Although the new Decree Law 36/2025 has tightened the rules — now limiting automatic recognition to children and grandchildren — the sheer volume of applications already filed means that high numbers will persist for years.
Tajani Pushes Ius Italiae, but the Coalition Remains Divided
Foreign Minister Antonio Tajani has revived the Ius Italiae proposal, backed by Forza Italia, which would grant citizenship to foreigners born in Italy—or who arrived before age 5—after 10 years of continuous residence and successful completion of mandatory schooling. Citizenship could be obtained as early as age 16. Tajani sees this as a way to make citizenship acquisition “more meaningful.” However, the proposal faces strong opposition from the League, Brothers of Italy, and Prime Minister Meloni, who believes the current law is already effective. The reform remains stalled in parliamentary committees. Meanwhile, parts of the proposal related to ius sanguinis have already been addressed through other measures, including higher application fees for descendants and stricter recognition rules set by Decree Law 36/2025.
My personal take
There’s nothing wrong with being “Italian for convenience.” If someone can legally obtain a European passport through ancestry, why shouldn’t they? But the real question is: what is Italy doing with these “new citizens”?
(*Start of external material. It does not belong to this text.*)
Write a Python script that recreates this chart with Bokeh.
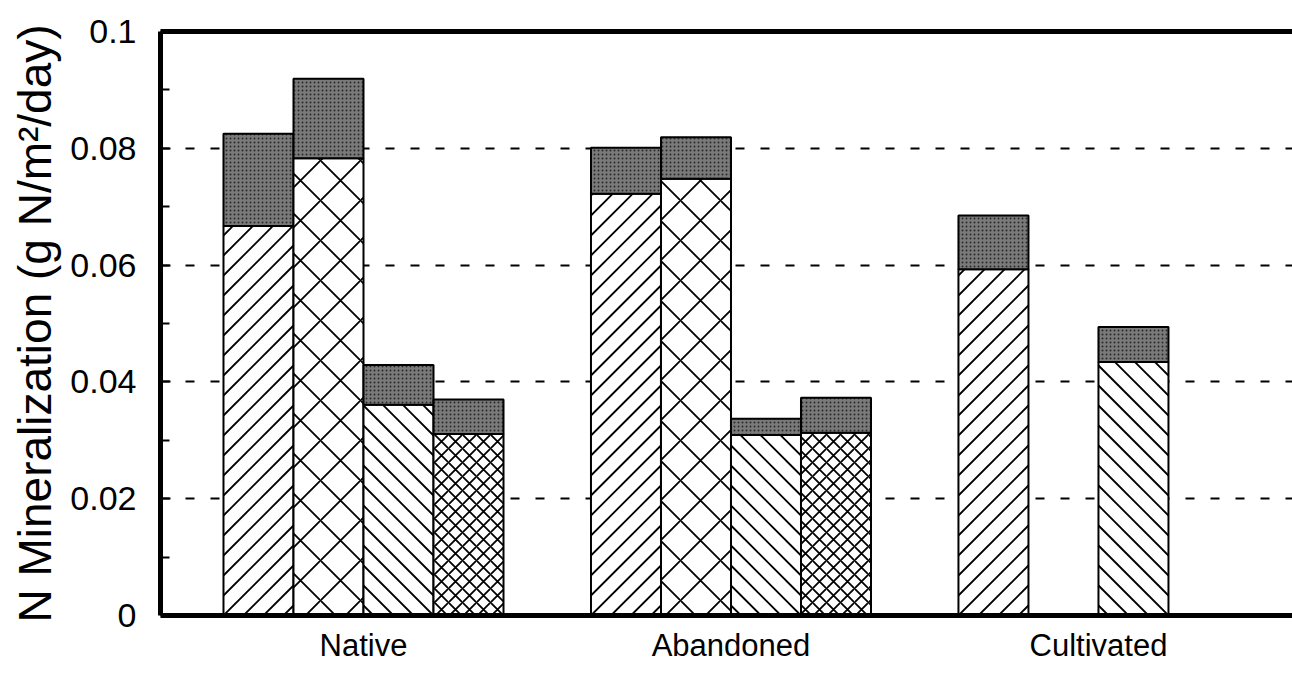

Rather than viewing them as a strategic asset — to attract skilled immigrants, boost investment, reverse demographic decline, or encourage cultural reconnection — Italy simply issues passports and lets them go… to the U.S., Canada, Spain… wherever the opportunity is better.
Very few choose to move to Italy. And this skews mobility statistics: when the media says “Italians are emigrating,” many of those “Italians” were never actually born or raised in Italy — they simply hold the passport.
If Italy had even a hint of long-term vision, it could turn this trend into a geopolitical advantage: creating networks, encouraging return migration, and engaging these communities in ways that benefit everyone.
This is what’s known as soft power. But in Italy, unfortunately, we still treat it as a problem.